Le insiste al jurado para que no solo se fije en el crimen, sino que vean a la persona completa y no solo al monstruo. Basta con que un solo miembro del jurado albergue una duda razonable para evitar el veredicto unánime que se requiere para imponer la pena de muerte. Y para sembrar esa sombra de duda, Clarke necesita construir una narrativa.
Echa mano de todas las fuentes que puede conseguir en el entorno del criminal. Hasta los años ochenta, la historia de cada acusado en el 'corredor la muerte' podía resumirse de un plumazo, una versión telegráfica de sus vidas, empequeñecidas por la brutalidad de sus crímenes. Hasta que llegó Clarke.
¿Por qué lo hace? Porque alguien tiene que hacerlo. Es el sistema... Pero es obvio que ella está en guerra con el sistema, en concreto contra la potestad del Estado de matar. Considera la pena de muerte «un homicidio legalizado». Es una cruzada personal, sí. Pero hay razones más profundas. Y también hay contradicciones.
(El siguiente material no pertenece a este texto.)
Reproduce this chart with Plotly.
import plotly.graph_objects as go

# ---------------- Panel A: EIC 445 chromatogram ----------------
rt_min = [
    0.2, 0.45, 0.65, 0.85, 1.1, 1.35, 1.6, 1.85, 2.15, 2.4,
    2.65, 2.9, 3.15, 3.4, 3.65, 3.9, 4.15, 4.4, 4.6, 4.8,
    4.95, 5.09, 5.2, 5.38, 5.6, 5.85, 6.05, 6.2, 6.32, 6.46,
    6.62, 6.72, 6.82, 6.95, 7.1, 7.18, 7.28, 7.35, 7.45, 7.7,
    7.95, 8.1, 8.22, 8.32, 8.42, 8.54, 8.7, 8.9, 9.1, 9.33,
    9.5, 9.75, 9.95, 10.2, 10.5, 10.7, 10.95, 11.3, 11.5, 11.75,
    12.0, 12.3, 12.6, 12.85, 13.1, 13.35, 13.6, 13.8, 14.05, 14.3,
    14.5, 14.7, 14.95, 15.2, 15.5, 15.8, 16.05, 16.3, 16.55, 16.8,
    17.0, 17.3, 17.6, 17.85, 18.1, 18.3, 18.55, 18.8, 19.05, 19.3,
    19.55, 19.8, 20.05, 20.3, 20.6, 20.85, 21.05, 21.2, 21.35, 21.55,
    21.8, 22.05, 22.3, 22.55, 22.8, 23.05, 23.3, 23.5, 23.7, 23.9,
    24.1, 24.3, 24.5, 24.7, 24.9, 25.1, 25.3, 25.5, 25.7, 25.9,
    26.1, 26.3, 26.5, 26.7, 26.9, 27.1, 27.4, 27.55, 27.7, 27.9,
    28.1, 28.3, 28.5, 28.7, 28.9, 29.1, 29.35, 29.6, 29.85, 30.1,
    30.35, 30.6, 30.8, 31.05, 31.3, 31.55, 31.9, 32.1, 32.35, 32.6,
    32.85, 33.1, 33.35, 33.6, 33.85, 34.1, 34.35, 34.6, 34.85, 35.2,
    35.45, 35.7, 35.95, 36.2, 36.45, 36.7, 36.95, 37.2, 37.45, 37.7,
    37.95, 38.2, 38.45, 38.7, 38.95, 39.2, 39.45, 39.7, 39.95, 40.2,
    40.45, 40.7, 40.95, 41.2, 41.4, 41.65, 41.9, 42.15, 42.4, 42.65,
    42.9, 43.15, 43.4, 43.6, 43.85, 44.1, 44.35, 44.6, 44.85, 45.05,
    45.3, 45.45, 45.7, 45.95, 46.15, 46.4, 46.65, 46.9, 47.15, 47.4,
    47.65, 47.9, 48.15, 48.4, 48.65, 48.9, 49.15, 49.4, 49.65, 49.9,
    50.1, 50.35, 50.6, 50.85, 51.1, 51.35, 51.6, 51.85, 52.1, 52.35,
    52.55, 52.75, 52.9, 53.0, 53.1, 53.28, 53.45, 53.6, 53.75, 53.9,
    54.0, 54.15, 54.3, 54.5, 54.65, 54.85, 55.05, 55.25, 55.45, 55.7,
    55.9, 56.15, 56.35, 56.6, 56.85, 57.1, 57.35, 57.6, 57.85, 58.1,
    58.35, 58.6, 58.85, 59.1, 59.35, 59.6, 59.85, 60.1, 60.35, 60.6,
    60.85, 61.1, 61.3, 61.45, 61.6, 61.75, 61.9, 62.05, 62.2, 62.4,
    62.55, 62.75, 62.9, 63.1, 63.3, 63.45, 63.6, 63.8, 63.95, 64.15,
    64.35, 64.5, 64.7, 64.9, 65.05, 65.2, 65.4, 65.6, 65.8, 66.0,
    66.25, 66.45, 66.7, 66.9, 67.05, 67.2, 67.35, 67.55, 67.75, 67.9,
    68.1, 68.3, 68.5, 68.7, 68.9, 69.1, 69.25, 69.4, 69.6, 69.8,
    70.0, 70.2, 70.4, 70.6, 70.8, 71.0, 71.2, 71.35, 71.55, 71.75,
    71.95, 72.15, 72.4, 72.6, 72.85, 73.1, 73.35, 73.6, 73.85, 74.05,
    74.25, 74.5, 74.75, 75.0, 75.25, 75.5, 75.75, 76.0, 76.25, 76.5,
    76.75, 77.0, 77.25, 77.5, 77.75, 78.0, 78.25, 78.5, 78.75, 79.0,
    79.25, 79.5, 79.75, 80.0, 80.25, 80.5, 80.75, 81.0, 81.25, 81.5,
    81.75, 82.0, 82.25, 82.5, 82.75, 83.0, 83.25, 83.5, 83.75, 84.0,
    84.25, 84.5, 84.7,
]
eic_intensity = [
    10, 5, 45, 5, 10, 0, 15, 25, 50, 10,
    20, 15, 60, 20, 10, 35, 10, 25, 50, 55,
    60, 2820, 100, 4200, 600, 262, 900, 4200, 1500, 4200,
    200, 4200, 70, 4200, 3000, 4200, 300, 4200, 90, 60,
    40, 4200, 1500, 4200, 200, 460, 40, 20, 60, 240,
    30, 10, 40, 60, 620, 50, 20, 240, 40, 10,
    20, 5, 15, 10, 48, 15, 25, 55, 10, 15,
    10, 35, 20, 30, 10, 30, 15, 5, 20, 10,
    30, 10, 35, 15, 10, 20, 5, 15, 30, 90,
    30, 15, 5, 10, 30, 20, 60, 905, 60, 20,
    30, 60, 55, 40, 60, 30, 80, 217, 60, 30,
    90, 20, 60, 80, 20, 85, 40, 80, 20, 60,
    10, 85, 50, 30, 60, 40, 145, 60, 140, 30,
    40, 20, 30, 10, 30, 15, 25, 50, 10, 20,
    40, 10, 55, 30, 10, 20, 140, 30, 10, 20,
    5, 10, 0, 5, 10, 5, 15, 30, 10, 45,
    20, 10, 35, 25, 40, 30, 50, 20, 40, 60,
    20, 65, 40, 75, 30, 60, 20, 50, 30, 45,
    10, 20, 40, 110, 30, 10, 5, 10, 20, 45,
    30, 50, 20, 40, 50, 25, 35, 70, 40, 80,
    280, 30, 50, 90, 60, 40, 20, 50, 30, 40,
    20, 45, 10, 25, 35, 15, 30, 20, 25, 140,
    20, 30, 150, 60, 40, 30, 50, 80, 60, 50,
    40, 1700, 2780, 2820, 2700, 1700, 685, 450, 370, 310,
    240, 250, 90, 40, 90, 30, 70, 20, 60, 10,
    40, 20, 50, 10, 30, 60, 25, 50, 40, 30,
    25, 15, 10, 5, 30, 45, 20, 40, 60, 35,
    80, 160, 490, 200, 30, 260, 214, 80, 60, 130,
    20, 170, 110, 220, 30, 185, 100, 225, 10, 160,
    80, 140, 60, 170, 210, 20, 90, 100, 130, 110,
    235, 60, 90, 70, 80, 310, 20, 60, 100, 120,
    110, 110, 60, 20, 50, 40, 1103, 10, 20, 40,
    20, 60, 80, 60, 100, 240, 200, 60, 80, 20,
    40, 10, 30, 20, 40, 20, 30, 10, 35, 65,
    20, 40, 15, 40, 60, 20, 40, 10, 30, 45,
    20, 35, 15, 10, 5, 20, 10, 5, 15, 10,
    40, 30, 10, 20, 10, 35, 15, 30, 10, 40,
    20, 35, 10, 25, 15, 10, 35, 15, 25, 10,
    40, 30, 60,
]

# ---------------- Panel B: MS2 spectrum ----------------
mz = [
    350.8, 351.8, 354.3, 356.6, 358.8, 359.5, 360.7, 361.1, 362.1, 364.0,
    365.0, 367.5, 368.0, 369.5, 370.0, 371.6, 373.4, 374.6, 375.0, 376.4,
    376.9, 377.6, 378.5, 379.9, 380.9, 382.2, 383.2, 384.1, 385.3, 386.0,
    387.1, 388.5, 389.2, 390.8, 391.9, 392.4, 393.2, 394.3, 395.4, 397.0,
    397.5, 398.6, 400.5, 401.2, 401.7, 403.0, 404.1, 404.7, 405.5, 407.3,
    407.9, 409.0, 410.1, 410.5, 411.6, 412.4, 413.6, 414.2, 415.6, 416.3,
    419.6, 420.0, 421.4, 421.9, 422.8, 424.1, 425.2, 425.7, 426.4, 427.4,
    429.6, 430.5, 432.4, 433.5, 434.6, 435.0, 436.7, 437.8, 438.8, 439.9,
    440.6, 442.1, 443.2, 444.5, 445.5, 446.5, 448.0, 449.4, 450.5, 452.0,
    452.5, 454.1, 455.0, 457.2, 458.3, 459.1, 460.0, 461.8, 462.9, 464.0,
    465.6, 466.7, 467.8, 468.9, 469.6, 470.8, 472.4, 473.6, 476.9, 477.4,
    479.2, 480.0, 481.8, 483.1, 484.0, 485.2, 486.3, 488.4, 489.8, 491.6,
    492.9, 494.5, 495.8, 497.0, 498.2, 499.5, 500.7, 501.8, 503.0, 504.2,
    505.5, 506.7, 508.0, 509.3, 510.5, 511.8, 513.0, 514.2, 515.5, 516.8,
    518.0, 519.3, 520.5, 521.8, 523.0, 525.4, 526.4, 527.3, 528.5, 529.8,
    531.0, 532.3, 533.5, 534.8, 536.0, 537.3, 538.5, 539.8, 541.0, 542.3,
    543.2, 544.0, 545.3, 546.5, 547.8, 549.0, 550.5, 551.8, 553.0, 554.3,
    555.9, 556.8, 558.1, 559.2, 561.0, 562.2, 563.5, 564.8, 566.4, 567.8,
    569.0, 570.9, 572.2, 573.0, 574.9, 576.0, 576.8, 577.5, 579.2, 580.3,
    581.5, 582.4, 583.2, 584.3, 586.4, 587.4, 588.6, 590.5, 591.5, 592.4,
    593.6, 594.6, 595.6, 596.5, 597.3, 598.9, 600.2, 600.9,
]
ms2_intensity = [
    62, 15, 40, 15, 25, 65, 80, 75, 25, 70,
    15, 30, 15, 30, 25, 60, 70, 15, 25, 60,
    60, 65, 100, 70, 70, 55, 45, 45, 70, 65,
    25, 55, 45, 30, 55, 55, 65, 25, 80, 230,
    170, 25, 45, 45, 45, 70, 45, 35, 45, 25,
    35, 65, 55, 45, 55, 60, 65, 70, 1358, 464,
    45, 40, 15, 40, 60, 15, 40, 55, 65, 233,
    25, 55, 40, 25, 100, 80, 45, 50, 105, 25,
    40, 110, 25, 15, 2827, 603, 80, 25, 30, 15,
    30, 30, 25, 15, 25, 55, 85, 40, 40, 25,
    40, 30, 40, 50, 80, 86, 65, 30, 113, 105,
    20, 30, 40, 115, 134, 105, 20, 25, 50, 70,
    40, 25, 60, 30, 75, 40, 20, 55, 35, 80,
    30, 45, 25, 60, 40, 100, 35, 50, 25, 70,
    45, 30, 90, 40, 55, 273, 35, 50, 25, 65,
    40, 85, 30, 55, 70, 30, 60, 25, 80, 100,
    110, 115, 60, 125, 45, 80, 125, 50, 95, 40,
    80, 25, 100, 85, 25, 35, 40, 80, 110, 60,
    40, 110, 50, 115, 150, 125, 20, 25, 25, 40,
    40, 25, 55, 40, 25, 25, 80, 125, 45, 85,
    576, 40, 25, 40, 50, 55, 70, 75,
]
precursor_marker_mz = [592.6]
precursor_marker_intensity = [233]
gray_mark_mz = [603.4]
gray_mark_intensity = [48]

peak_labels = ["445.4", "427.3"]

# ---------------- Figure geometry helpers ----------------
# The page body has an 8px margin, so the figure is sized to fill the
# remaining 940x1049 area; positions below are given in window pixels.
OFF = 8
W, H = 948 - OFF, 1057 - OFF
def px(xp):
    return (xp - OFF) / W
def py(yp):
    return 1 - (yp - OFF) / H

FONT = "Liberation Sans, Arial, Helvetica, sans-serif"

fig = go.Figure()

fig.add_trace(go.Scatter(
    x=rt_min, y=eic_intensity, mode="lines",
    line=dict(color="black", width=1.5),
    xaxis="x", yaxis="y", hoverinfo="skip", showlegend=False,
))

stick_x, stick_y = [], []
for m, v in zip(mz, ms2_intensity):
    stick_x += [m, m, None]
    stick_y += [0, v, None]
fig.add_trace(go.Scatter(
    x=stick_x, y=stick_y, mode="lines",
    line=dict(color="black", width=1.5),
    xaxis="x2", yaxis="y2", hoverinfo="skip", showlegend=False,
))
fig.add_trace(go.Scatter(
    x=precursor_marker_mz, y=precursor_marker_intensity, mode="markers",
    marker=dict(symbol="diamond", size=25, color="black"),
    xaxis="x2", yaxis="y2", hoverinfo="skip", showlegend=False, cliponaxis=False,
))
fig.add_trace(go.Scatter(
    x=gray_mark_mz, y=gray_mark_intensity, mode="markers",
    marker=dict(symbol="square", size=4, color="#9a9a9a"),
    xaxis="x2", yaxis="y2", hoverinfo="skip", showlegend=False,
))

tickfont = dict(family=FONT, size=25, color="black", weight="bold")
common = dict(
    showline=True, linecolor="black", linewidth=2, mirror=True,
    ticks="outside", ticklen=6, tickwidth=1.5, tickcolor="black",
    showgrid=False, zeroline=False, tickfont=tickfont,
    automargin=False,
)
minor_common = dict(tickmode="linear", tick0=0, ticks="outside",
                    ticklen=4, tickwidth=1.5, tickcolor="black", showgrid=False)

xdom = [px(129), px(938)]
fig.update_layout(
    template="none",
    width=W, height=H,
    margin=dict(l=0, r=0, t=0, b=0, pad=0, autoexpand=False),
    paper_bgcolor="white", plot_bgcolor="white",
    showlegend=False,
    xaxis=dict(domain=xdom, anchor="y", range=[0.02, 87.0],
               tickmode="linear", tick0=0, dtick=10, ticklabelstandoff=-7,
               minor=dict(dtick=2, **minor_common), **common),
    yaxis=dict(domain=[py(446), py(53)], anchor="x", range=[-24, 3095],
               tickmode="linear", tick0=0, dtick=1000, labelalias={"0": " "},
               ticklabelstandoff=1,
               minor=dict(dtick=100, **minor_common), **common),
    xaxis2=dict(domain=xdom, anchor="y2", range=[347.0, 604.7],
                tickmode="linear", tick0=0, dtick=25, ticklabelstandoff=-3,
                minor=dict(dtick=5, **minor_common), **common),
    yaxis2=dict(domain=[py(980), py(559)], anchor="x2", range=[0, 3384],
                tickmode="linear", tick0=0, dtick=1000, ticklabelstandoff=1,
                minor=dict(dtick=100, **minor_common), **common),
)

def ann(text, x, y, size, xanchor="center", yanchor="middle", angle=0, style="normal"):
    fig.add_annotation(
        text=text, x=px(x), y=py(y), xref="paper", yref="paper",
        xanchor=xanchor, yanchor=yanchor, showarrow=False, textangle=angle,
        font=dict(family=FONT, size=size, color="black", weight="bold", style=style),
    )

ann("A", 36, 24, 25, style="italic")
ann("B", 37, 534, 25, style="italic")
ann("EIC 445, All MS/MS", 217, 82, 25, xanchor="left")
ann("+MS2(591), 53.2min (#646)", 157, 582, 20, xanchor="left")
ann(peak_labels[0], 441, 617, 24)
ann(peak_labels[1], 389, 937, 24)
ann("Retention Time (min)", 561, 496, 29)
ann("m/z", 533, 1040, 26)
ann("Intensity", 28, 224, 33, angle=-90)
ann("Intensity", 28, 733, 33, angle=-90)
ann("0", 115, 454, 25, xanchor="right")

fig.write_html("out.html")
Por ejemplo, cuando afirma: «Nuestros clientes merecen nuestra lealtad. Tenemos que aprovechar la oportunidad de meternos en sus vidas. Es un privilegio como abogados». Sin embargo, algunos de sus clientes la acusan de poner por delante su propia agenda como activista. Unabomber estaba furioso cuando Clarke alegó que él tenía esquizofrenia. Ya no era un apóstol contra la industrialización, era un loco. Otros se sienten traicionados, engañados por su amabilidad.
Si se indaga en el pasado de Clarke, como hace ella con sus clientes, también hay resquicios por donde asoman algunas claves de su determinación. Su padre murió en un accidente de avioneta. En los años noventa también murió uno de sus hermanos, enfermo de sida. Nunca 'salió del armario' y lo atormentaba lo que hubiera pensado de él su padre.
Por entonces, el senador Helms –amigo de la familia– intentaba bloquear los fondos para la investigación sobre el VIH y Clarke convenció a su madre para que le escribiese una carta en la que le pidiese que no lo hiciera. Helms respondió: «Lo siento por usted y por su hijo, pero eso es lo que pasa por jugar a la ruleta rusa con la sexualidad». Fue devastador. Algo se rompió dentro de Clarke. Y algo se endureció.
Los fiscales la admiran y la temen, pero dicen que es una fanática. Que humaniza a los criminales. Pero que lo hace criminalizando al jurado, trasladándole la culpa. Ella, la abogada del diablo, se defiende: «No podemos minimizar el daño que han hecho esas personas, pero tampoco podemos minimizar el valor del ser humano».